**Entries provided**
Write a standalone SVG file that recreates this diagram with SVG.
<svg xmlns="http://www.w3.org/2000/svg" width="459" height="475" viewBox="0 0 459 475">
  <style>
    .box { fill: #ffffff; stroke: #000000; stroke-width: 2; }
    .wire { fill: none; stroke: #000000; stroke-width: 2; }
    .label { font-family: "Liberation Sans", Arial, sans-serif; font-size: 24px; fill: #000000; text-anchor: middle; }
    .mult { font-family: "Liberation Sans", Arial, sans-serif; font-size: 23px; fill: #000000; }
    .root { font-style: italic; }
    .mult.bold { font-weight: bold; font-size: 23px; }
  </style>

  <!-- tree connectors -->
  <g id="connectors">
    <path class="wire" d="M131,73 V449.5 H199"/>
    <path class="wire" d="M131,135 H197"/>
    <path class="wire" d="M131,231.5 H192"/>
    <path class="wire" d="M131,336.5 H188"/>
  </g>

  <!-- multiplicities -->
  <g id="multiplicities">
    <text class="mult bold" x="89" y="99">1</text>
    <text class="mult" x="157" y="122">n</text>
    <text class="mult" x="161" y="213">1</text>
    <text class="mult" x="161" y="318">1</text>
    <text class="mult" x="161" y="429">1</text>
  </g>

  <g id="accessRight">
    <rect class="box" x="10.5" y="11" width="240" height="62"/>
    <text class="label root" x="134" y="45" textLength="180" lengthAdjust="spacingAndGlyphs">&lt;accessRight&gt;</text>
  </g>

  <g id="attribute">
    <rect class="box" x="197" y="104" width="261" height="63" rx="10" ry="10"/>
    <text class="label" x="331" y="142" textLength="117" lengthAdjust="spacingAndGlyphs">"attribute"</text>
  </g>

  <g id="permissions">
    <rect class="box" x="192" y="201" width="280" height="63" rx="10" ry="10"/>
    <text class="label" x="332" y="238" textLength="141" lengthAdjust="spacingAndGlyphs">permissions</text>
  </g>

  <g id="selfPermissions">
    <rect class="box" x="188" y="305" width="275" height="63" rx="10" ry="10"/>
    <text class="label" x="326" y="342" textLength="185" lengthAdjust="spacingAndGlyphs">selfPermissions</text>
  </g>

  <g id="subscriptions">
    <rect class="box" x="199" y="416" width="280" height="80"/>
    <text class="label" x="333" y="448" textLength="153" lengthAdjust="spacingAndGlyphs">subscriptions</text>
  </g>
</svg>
--
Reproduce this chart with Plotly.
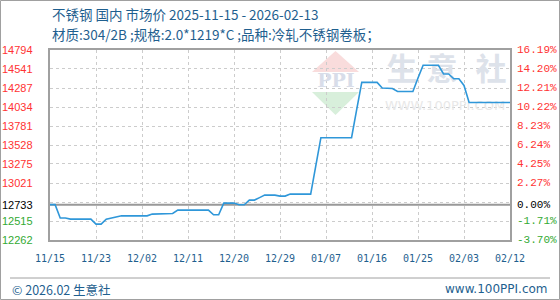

**What you need to do**
Show all lines from the data above in which the word "this" appears.

**Solution**
Write a standalone SVG file that recreates this diagram with SVG.
Reproduce this chart with Plotly.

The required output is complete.